*Instruction*. From the listing below, extract every line containing "React".

--- Begin Material to process ---

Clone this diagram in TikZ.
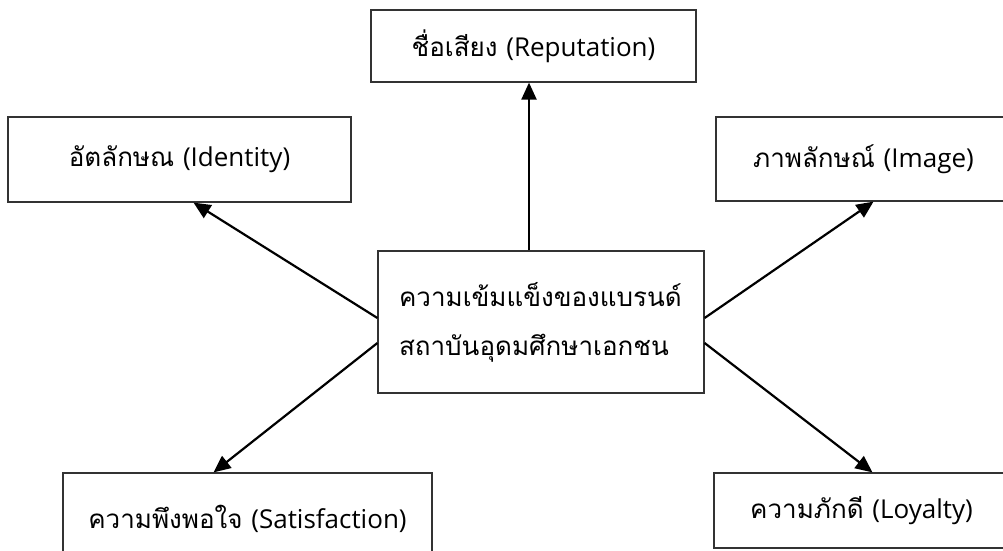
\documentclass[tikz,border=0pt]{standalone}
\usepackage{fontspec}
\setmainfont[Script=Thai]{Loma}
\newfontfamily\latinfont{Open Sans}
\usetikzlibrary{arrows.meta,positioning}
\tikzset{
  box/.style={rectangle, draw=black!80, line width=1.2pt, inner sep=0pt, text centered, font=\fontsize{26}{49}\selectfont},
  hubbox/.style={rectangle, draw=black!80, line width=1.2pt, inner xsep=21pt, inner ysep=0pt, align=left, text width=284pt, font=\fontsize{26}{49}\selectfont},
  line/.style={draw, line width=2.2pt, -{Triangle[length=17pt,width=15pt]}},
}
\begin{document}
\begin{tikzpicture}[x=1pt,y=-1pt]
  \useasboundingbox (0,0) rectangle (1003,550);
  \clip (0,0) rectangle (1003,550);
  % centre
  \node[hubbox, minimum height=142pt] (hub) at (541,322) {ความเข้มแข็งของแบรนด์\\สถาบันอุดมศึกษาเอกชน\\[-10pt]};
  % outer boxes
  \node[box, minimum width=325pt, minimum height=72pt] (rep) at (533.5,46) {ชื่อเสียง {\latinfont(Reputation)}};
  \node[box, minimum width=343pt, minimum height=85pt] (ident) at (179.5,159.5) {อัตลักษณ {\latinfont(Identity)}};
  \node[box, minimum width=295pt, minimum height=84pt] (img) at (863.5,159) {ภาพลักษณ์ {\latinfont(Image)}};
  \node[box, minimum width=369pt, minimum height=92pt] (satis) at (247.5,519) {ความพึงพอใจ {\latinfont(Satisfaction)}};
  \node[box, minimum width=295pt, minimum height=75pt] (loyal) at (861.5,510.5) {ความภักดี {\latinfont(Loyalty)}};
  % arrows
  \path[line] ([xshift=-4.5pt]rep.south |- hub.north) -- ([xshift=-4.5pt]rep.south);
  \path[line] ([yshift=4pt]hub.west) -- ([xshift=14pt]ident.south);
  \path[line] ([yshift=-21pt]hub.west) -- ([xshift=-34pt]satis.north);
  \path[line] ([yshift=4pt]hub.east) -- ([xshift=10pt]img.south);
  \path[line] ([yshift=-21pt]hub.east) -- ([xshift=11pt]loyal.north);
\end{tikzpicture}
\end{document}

--- End Material to process ---
--- Begin Material to process ---

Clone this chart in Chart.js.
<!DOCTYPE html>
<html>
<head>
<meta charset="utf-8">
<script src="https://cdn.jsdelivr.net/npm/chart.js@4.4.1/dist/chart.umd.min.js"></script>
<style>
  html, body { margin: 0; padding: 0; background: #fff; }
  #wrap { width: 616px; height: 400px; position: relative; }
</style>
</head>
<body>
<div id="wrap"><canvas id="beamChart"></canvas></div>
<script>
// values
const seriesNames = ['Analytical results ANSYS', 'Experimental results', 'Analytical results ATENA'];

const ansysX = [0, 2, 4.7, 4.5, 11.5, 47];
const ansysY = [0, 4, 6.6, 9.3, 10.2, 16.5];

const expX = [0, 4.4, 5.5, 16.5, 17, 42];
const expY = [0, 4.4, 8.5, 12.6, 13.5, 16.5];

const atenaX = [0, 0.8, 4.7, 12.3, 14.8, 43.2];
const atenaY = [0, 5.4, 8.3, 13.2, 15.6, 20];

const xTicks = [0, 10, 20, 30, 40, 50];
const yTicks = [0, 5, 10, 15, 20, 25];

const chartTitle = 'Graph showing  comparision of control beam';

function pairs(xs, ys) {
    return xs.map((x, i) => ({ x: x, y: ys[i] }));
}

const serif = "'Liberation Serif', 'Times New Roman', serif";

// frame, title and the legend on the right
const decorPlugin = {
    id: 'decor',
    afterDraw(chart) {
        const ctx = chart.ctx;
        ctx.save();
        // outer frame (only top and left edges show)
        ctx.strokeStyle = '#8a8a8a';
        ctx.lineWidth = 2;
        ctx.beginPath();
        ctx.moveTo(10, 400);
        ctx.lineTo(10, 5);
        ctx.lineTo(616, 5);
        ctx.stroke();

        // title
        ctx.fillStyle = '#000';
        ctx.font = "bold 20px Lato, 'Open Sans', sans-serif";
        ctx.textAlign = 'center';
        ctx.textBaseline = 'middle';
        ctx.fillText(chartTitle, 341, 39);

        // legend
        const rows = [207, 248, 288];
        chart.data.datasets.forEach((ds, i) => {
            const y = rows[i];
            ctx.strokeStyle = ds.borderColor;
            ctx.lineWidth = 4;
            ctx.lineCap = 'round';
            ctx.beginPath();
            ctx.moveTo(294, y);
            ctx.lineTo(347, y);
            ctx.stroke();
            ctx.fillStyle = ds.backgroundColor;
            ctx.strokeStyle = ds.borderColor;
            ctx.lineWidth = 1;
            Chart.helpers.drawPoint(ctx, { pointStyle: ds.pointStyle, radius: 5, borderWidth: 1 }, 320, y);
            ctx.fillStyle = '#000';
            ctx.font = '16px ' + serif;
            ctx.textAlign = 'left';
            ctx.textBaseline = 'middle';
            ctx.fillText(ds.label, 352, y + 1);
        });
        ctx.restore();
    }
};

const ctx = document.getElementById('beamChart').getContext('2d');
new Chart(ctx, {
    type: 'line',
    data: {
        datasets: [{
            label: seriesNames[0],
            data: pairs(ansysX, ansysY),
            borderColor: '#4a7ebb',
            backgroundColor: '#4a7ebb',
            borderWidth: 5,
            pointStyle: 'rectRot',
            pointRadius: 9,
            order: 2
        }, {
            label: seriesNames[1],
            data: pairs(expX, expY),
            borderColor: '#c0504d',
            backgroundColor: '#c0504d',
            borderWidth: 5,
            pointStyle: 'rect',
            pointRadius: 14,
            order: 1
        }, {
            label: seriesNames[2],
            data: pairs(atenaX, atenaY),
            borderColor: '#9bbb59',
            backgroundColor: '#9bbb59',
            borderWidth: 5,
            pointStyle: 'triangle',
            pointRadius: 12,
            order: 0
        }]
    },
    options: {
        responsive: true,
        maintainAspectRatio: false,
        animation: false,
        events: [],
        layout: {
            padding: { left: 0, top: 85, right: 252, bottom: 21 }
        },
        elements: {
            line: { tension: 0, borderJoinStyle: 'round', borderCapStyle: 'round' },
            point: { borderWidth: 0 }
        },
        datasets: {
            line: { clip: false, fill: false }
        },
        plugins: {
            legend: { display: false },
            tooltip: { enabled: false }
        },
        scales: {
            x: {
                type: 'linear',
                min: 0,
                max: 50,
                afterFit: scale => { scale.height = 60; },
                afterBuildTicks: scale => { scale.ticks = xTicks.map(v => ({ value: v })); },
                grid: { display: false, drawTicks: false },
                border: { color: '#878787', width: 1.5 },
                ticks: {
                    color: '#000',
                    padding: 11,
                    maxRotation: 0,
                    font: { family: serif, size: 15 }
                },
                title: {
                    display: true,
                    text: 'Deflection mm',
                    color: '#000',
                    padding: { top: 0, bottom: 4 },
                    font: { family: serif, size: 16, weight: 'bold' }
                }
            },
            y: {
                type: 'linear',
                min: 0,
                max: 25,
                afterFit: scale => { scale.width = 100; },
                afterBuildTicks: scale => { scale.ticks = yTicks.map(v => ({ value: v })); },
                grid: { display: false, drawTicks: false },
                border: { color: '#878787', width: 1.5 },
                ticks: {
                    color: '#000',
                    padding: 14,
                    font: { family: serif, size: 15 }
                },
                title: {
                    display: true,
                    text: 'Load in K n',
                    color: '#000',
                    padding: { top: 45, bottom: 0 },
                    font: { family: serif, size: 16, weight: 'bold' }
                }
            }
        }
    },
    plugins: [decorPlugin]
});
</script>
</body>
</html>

--- End Material to process ---
--- Begin Material to process ---

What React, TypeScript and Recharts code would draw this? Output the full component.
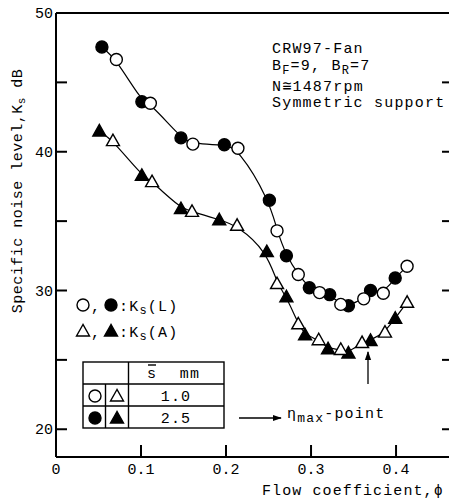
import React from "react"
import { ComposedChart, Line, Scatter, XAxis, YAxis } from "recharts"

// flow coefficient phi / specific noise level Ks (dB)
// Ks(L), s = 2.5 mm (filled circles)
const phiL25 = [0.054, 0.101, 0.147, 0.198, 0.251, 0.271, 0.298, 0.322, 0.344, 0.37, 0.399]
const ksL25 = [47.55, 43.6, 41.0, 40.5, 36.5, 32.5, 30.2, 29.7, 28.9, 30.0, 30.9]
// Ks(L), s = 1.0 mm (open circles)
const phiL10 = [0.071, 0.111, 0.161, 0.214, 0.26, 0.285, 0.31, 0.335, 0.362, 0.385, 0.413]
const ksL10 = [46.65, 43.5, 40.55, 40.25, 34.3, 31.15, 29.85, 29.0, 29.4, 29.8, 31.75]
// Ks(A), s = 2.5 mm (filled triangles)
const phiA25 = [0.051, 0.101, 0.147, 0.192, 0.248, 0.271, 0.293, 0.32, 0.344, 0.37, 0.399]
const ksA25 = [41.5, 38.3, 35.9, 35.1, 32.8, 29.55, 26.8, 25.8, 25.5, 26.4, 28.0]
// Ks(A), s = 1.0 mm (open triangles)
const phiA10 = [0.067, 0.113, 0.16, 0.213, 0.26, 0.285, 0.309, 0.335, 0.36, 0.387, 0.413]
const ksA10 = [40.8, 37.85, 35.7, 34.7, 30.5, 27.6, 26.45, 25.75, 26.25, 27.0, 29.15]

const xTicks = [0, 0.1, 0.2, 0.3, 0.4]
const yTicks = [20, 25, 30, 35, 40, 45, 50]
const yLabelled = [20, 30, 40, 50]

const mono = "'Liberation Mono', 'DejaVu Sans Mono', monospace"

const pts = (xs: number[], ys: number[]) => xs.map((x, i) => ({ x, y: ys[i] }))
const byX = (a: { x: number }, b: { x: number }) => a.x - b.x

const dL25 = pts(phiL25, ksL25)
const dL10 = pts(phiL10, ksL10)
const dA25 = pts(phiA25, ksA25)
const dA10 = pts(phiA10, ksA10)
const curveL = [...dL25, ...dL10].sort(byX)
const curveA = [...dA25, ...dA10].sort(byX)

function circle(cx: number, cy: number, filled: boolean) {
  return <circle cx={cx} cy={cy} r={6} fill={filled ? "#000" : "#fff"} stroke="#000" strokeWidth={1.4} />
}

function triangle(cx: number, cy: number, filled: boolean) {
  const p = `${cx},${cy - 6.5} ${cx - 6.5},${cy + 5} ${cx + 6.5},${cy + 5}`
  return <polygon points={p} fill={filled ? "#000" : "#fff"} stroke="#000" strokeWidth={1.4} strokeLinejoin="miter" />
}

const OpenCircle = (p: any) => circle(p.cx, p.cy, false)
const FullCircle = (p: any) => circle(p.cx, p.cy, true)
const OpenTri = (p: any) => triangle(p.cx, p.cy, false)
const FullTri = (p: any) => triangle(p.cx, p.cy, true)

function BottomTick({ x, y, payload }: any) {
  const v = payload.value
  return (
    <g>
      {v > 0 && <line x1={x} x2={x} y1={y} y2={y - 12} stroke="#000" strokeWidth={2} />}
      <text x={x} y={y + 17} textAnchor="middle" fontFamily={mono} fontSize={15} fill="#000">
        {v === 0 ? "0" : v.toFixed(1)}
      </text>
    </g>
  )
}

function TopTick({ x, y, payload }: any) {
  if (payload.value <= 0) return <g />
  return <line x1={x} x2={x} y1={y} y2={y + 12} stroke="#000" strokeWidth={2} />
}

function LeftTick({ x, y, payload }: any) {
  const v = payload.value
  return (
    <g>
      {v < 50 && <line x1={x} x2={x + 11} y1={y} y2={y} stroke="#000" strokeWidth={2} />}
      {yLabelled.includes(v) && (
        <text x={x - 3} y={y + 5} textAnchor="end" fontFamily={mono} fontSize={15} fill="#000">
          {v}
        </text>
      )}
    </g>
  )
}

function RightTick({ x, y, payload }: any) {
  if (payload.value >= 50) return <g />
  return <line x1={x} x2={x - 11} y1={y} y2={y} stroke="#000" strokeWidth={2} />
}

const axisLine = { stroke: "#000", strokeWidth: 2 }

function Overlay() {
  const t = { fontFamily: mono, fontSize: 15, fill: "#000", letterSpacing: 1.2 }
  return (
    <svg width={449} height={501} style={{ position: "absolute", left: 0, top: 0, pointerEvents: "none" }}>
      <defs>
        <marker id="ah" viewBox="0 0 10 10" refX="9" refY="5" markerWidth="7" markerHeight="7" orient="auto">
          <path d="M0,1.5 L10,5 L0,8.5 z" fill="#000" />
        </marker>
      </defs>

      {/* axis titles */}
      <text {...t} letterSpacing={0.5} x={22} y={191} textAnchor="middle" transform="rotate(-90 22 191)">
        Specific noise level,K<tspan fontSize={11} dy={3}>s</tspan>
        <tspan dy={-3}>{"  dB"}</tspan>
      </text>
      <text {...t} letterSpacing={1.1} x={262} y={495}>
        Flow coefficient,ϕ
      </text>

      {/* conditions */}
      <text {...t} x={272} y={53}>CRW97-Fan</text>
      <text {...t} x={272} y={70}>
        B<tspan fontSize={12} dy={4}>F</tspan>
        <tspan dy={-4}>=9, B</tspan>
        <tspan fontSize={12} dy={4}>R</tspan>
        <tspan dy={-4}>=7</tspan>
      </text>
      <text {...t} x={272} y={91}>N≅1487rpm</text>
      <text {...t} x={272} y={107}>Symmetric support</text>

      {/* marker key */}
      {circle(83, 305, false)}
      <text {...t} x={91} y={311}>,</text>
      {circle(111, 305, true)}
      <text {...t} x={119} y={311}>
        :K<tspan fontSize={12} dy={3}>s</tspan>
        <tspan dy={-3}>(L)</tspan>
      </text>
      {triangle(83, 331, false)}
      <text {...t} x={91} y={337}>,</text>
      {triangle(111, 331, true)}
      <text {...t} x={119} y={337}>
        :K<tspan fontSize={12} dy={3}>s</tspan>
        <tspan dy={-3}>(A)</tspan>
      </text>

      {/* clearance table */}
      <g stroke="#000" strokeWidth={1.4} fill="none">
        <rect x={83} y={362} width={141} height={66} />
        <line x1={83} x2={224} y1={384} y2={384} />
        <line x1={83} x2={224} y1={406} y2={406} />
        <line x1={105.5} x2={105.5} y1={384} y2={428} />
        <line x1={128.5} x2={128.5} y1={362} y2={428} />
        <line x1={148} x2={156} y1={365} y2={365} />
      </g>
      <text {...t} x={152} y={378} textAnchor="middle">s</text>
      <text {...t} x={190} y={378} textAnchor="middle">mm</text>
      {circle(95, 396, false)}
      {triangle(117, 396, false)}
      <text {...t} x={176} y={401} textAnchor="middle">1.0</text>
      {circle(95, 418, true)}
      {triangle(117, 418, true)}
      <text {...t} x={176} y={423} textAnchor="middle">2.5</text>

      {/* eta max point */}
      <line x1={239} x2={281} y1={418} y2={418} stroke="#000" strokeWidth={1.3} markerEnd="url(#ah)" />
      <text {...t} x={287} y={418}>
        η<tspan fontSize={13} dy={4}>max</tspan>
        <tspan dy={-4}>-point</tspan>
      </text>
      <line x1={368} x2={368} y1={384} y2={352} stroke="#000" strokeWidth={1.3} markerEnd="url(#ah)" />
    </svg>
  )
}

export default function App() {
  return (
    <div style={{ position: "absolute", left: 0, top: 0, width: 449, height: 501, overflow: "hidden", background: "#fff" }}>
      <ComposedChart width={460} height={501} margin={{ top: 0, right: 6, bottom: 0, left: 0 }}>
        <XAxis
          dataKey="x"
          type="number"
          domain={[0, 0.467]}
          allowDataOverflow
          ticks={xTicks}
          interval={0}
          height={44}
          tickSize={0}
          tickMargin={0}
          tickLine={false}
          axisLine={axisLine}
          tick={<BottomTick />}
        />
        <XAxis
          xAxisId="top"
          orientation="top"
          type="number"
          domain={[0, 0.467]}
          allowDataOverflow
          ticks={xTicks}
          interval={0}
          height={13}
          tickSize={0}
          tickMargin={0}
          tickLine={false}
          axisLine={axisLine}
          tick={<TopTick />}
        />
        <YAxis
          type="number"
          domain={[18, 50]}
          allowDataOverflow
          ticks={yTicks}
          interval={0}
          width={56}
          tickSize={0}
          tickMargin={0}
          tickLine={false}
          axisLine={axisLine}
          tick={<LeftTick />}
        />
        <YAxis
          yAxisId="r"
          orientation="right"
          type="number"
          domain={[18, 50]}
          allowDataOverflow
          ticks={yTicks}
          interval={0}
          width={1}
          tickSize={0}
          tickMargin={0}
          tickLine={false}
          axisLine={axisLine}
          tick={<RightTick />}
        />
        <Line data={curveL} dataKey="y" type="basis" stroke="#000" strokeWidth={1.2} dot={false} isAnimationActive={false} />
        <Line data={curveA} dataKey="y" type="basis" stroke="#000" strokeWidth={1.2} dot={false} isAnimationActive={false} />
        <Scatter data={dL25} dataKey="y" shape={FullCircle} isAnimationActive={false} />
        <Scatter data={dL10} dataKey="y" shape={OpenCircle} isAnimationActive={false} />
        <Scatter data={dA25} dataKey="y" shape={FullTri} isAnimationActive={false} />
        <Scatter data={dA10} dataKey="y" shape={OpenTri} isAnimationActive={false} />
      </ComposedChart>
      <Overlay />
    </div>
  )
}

--- End Material to process ---

*Response to the task*.
What React, TypeScript and Recharts code would draw this? Output the full component.
import React from "react"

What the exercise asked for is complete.